Since 2012, the OCA has also been responsible for preparing the statutory actuarial report on the employment insurance premium rate. In addition, for the CPP, whenever any bill is introduced in the House of Commons to amend the plan in a manner that would materially affect the estimates contained in the most recent actuarial report, a supplementary actuarial report must be prepared reflecting the change in those estimates. A similar requirement also applies for other plans and programs. The purpose of all the actuarial valuations is to determine the financial status of the plans and to assist the stakeholders in making informed decisions regarding the financing of the plans.

Bill C-26 provides for the enhancement of the CPP as agreed to in principle by the provincial and federal finance ministers on June 20th. The enhancement increases the replacement level from one quarter to one third of pensionable earnings and increases the upper eligible earnings limit, the year's maximum pensionable earnings, by 14% by 2025. The additional contribution rates required are set at 2% below the year's maximum pensionable earnings and 8% above it, with the rates split evenly between employers and employees. There is a scheduled seven-year phase-in of the enhancement between 2019 and 2025. Under the enhancement, the new benefits will accrue gradually over time, with full accrual occurring by about 2065. Individuals with less than 40 years of contributions will receive partial benefits.

As required by the CPP statute, a supplemental actuarial report, the 28th, on the CPP was prepared to show the effect of Bill C-26 on the long-term financial state of the plan.
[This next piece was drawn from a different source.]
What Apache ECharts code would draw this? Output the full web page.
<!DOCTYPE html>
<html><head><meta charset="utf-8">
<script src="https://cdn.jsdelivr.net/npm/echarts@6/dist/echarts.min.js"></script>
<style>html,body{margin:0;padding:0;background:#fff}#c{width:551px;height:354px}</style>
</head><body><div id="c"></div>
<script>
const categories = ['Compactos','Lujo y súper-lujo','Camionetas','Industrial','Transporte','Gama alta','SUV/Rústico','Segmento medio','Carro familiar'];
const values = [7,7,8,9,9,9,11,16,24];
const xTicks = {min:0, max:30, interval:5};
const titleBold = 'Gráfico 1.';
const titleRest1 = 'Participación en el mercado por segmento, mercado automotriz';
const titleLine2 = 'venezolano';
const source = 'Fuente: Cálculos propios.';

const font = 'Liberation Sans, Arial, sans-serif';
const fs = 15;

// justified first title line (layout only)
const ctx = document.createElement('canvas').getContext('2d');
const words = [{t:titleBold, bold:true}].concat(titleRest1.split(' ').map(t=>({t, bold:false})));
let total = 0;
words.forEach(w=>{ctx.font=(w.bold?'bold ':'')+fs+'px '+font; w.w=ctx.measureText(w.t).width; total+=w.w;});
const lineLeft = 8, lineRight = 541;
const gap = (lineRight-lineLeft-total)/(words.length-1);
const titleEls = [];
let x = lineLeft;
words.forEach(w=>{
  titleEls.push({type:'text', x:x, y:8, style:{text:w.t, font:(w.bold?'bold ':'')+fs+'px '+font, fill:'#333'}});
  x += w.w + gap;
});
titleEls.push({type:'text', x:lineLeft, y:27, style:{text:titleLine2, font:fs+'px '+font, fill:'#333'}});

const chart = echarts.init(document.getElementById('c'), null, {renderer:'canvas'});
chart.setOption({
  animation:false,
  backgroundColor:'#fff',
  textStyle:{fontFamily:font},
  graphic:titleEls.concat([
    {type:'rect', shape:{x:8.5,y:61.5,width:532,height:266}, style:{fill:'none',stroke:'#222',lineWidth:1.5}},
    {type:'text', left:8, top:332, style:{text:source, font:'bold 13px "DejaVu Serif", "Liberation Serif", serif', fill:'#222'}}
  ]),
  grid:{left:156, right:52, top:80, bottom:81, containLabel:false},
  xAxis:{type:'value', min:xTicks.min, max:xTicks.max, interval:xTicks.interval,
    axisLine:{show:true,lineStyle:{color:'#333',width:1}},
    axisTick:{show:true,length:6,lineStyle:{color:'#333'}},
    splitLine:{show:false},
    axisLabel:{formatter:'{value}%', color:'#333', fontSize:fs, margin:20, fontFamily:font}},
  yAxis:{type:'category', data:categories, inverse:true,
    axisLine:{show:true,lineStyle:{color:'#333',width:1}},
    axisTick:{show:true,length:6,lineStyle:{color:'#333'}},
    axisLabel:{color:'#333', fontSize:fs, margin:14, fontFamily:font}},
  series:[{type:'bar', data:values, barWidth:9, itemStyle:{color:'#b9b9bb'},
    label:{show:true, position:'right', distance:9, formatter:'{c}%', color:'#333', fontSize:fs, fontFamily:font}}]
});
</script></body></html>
The 28th CPP report was prepared on the basis of the last regular triennial report, the 27th CPP actuarial report as at December 31, 2015. This report pertains to the current or base plan. The 27th and 28th CPP reports were tabled on September 27 and October 28 respectively.

The findings of the 27th report confirm that the legislated combined employer-employee contribution rate of 9.9% is sufficient to financially sustain the base plan over the long term. The legislated rate of 9.9% is higher than the minimum rate to sustain the base plan of 9.79%, as stated in the 27th report. For the enhanced or additional CPP, the 28th report confirms that projected contributions under the proposed legislated first and second additional contribution rate of 2% and 8%, together with projected investment income, are sufficient to fully pay projected expenditures over the long term. The legislated rates are higher than the minimum required first and second additional rates of 1.93% and 7.72% respectively, as stated in the 28th report.
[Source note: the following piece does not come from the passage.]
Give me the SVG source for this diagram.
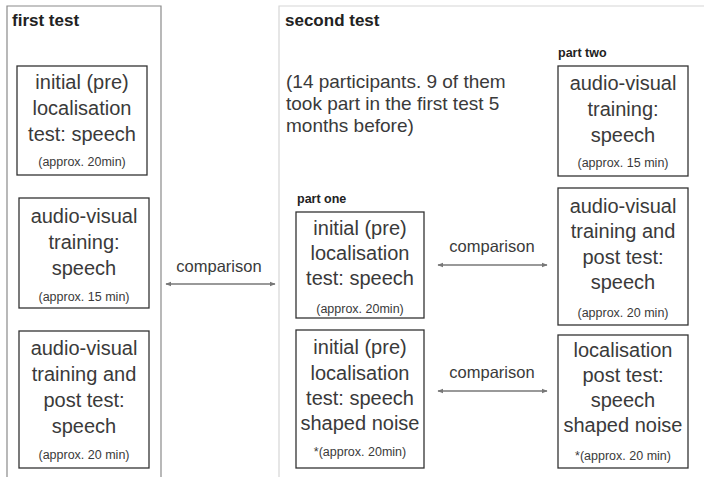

It is important to note that the financing approaches of the base and additional CPP differ. The base plan is partially funded such that contributions are and will continue to be the main source of revenue. In contrast, for the additional plan it is required that projected contributions and investment income be sufficient to fully pay projected expenditures over the long term in order to minimize intergenerational transfers. As such, investment income is the main source of revenue for the additional plan. This means that the minimum required contribution rates for the additional plan are far more sensitive to the rates of return earned on its assets compared to the base CPP.

As shown in the 28th report, for the additional CPP, if the projected real rate of return is reduced by 100 basis points, so that the average real return falls from 3.55% to 2.55%, the minimum additional rates would increase by 32%, exceeding the legislated rates of 2% and 8%—from 1.93% to 2.55% and from 7.72% to 10.2%. In comparison, for the base CPP the same 100 basis-point drop in the projected return for the base CPP, from 3.98% to 2.98%, would result in a projected increase of 8% in the minimum rate, from 9.79% to 10.53%. Although the base minimum rate would also exceed the legislated rate of 9.9%, the relative impact of lower investment returns is much higher for the additional plan, about four times higher than the impact for the base plan.
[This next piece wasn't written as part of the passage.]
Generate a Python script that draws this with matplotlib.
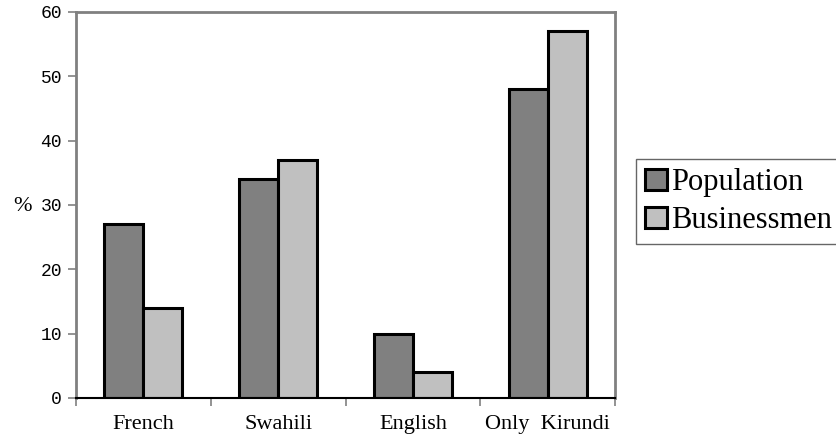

Thank you for the opportunity to appear before this committee. We would be pleased to answer any questions you might have.

4:45 p.m.

Liberal

The Chair Liberal Wayne Easter

Thank you for your presentations, and thanks to all of you for coming.

Turning to the first round, Mr. MacKinnon, you have seven minutes.

4:45 p.m.

Liberal

Steven MacKinnon Liberal Gatineau, QC

Thank you, Mr. Chair.

Thank you to all the witnesses for joining us today and helping us with our study of this very important bill.

I'm going to start with the finance officials.

Since Mr. Purves didn't spend a lot of time talking about the compensatory measures for low-income individuals, would you mind describing the tax benefit and the enhanced benefit to help those who will have to make larger contributions?

4:50 p.m.

Liberal

The Chair Liberal Wayne Easter

Mr. LeBlanc.

4:50 p.m.

Pierre LeBlanc Director, Personal Income Tax Division, Tax Policy Branch, Department of Finance

I appreciate the question.

The working income tax benefit will be enhanced beginning in 2019, meaning that the maximum benefit will increase, both for single individuals and families. In addition, an inclusion rate will be applied to the enhanced benefit so that low-income workers can access the maximum benefit more quickly. The rate will be lowered so that people can qualify for the benefit across a wider income range.

In short, the purpose is to roughly offset the additional contributions made by low-income workers during their working lives.

4:50 p.m.

Liberal

Steven MacKinnon Liberal Gatineau, QC

Very well. Thank you. That's very important information, and we must keep it in mind during our study of the bill.

Mr. Montambeault, thank you very much. Your analysis was very informative.

I have two questions for you. I'll fire them off one after the other, and then you can take the time you need to answer.

Mr. Machin, from the Canada Pension Plan Investment Board, spoke briefly about the language and provisions in the bill. I think many people are wondering why the office will now have two accounts, one for the current plan and one for the additional plan.

In terms that the people following our proceedings can understand, I would like you to explain why the second account is more dependent on investment returns.